Certains programmes ont mal vieilli. Et sa manière d'interviewer, notamment les femmes, interroge aujourd'hui. Ainsi, l'écrivaine Christine Angot s'est dite humiliée à plusieurs reprises sur le plateau de Tout le monde en parle, en se souvenant de rires face à l'inceste sur lequel elle a écrit.

La Légion d'honneur remise par Emmanuel Macron début 2024 à l'animateur-producteur a fait polémique, suscitant la réprobation d'artistes comme Judith Godrèche.

Le chef de l'État avait alors rendu hommage à « un personnage d'une liberté totale, un provocateur et érudit ».

Mais, « aujourd'hui, les gens ne veulent plus rien dire à la télévision », déplorait le septuagénaire au même moment, regrettant une « aseptisation ».

Lors de sa dernière apparition à la télé, le 10 mai dans Quelle Époque ! sur France 2, il avait comparé Gaza à Auschwitz, ce qui avait fait polémique - il avait ensuite demandé pardon à « ses amis juifs ».

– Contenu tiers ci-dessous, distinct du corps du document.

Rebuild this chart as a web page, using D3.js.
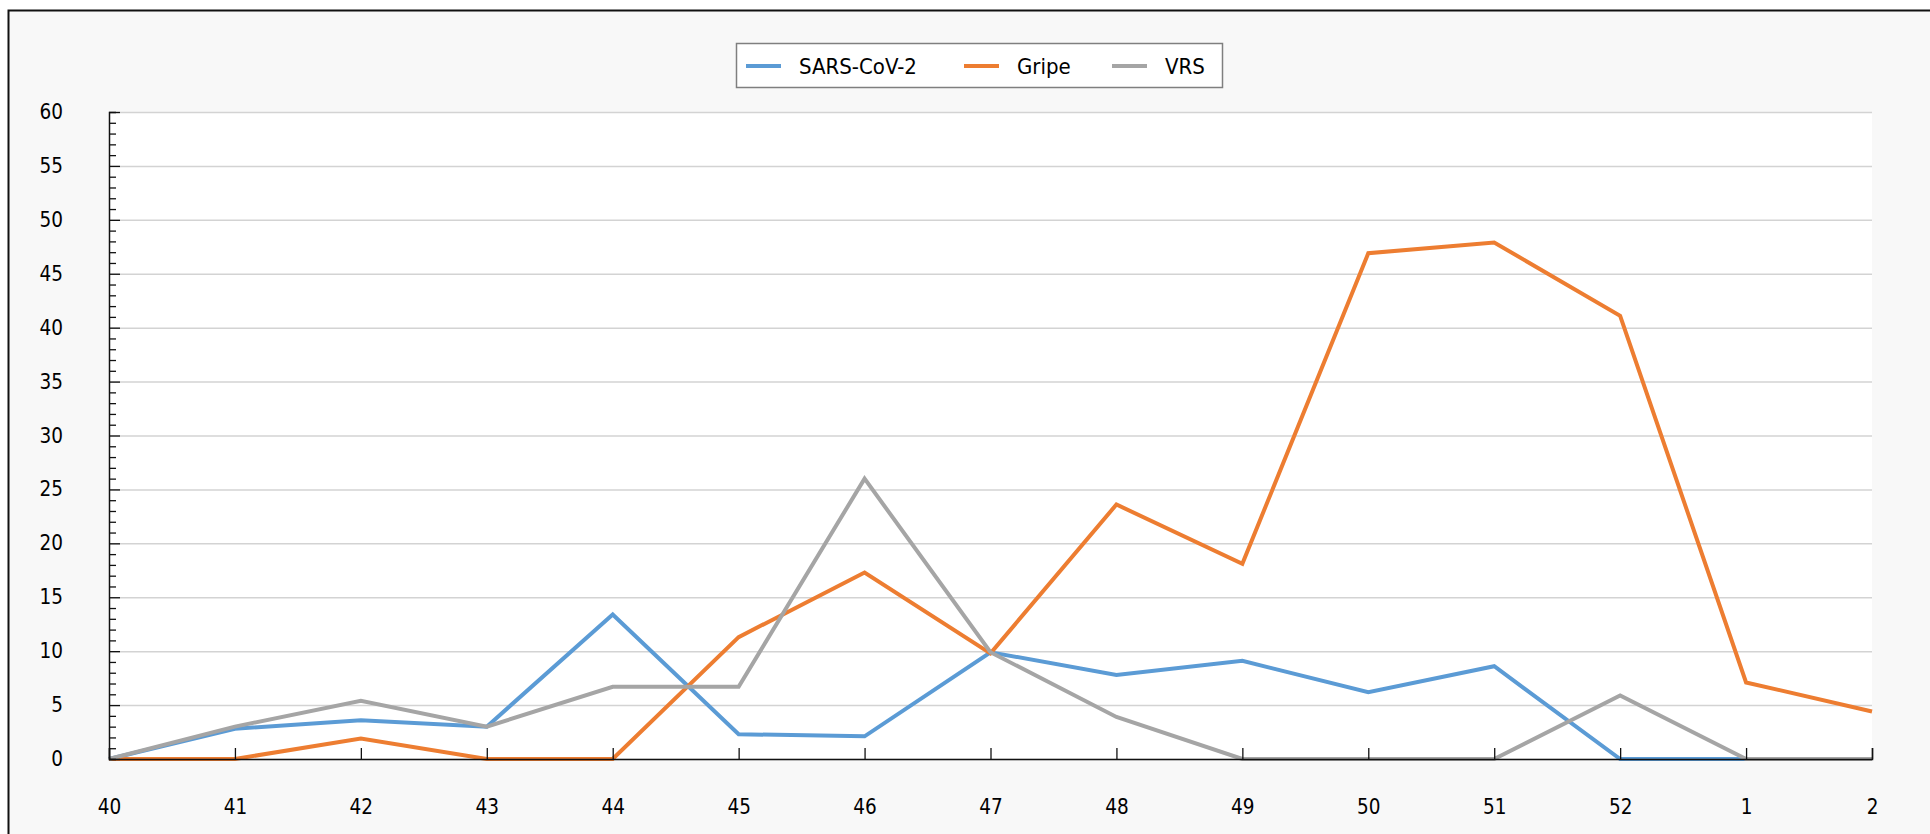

Né le 6 janvier 1949 à Bourganeuf (Creuse), d'un père ingénieur et d'une mère femme au foyer, Thierry Ardisson a passé une partie de son enfance en Algérie, puis en internat catholique en Haute-Savoie.

Foi catholique, royalisme et parisianisme

Il assume sa foi catholique, son parisianisme, ses convictions royalistes (se faisant le publiciste du prétendant espagnol au trône de France dans Louis XX, Olivier Orban, 1986) et également son appétit pour l'argent.

« Ardisson est un type torturé, exigeant, animé de la peur du lendemain » et « chez qui rien n'est jamais acquis », le décri le producteur Stéphane Simon, compagnon de route depuis plus de trois décennies et marqué à droite.

À 20 ans, il avait démarré au culot dans la publicité, inventant des slogans tels « Lapeyre, y'en a pas deux » et « Quand c'est trop, c'est Tropico ».

Thierry Ardisson a aussi été patron de presse - directeur de L'Ebdo des Savanes au début des années 1980, d'Entrevue dans les années 1990, où il est condamné pour divers articles tapageurs. Il s'est aussi essayé à la production de séries et films.

Marié à trois reprises, Thierry Ardisson a eu trois enfants avec la musicienne Béatrice Loustalan. Depuis 2014, il était l'époux de la présentatrice de TF1 Audrey Crespo-Mara.